Voters' trust in elections and in the institutions of government has been falling in recent years. The low voter turnout in the recent elections and referendums eloquently attests to that.
One, however, gets the impression that the ruling "elite" are even interested in reducing citizen participation in elections. There was reason, after all, that on the federal level, the turnout level for declaring an election legitimate has been dropped from 50% to 25%; and in local elections it can be even lower. It appears that our bureaucracy believes that the fewer citizens that participate in an election, the more likely it is that they will obtain the result they need.
All this is occurring against the background of other events of recent years. I mean the restricted information independence of the electronic mass media; the universal use of administrative resources in election campaigns; the toughening of legislation regulating the holding of rallies and demonstrations; the adoption of the law on referendums, which made it practically impossible for them to be held other than by the decision of the authorities; and enhanced control over the activities of nongovernmental organizations. And what does that mean in conditions where all the governors are in the same party?

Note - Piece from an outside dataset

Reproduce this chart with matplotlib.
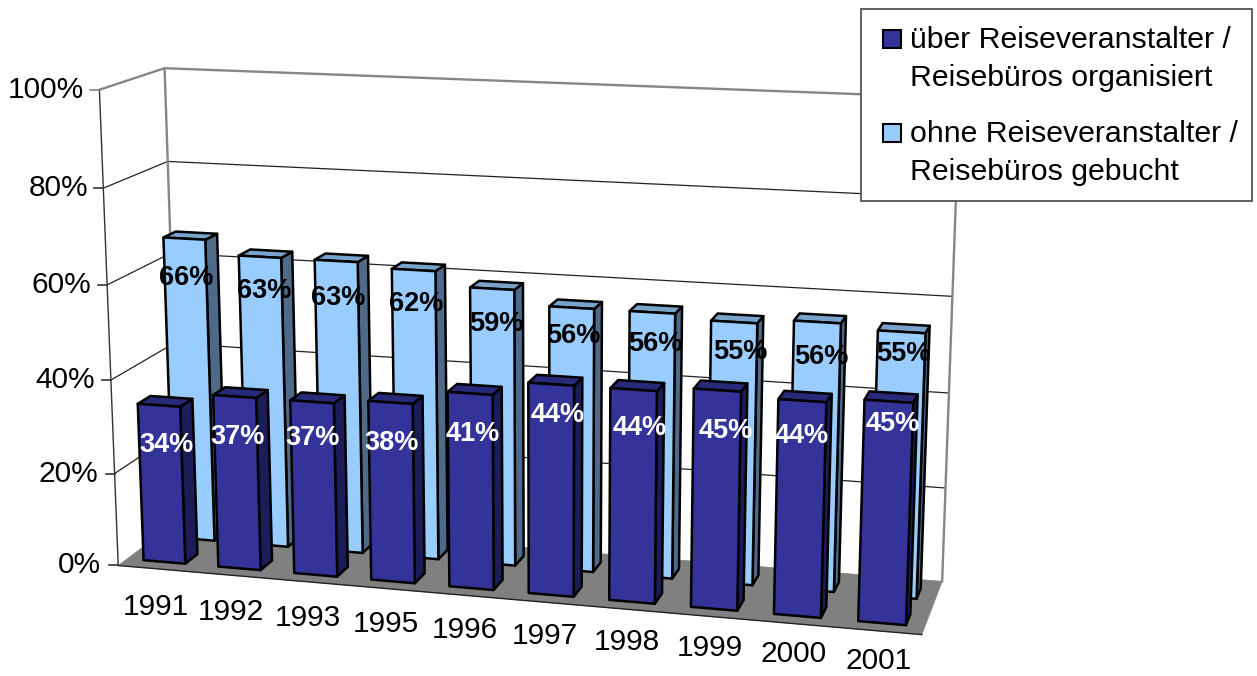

Is all this justified by the distinctive national features of our democracy or by certain external circumstances? I do not think so.
Needless to say, democracy must develop on each country's own soil, and it has its own distinctive national features. But there are general principles too. The restrictions that may prove to be necessary in a situation threatening the very existence of the state and people's lives must be considered temporary, rather than elevated to a principle, as the theoreticians of "sovereign" or "managed" democracy are doing. Such definitions distort the essence of democracy -- just as the concepts of "socialist" or "people's" democracy distorted it.
We are constantly being reminded of the need to fight phenomena such as terrorism and extremism. No reasonable person denies that. But when a law is passed that gives such a broad definition of extremism that it can be used to pressure any opposition and dissent, we simply must not agree to it. The bureaucracy attempting to shield itself from control by society obtains the real benefit from such legislation and from restrictions on citizens' election rights.
There has been a lot of talk lately about the need to restrain the bureaucracy. But only a developed civil society with stable legislation and feedback between the government and the population can be an effective antidote for its tyranny. But if the bureaucracy proves to be beyond real control from above and from below, and corrupt besides; it can change democratic ways into an empty formality and discredit and devalue the very concept of democracy, and even the need for it as such.
Analysis of the present difficulties of the democratic process leads us to the eternal Russian question: what is to be done? Above all we must realize that on the basis of such legislation, it is impossible to conduct truly democratic elections and ensure the real participation of the people in the political process.
There is still time to rectify the situation. I believe that the president, who has veto power, must now use his authority and great prestige. A decisive step on his part can change the situation. A great deal now depends specifically on him. I am certain that the president's actions will be supported by Russia's citizens.
In the end, all of us, Russian society, must make the choice. Will the country's development take the direction of real citizen participation in state affairs? Or will the model of paternalistic tutelage of a bureaucratic state over its citizens prevail? I am certain that Russia is worthy of the first path.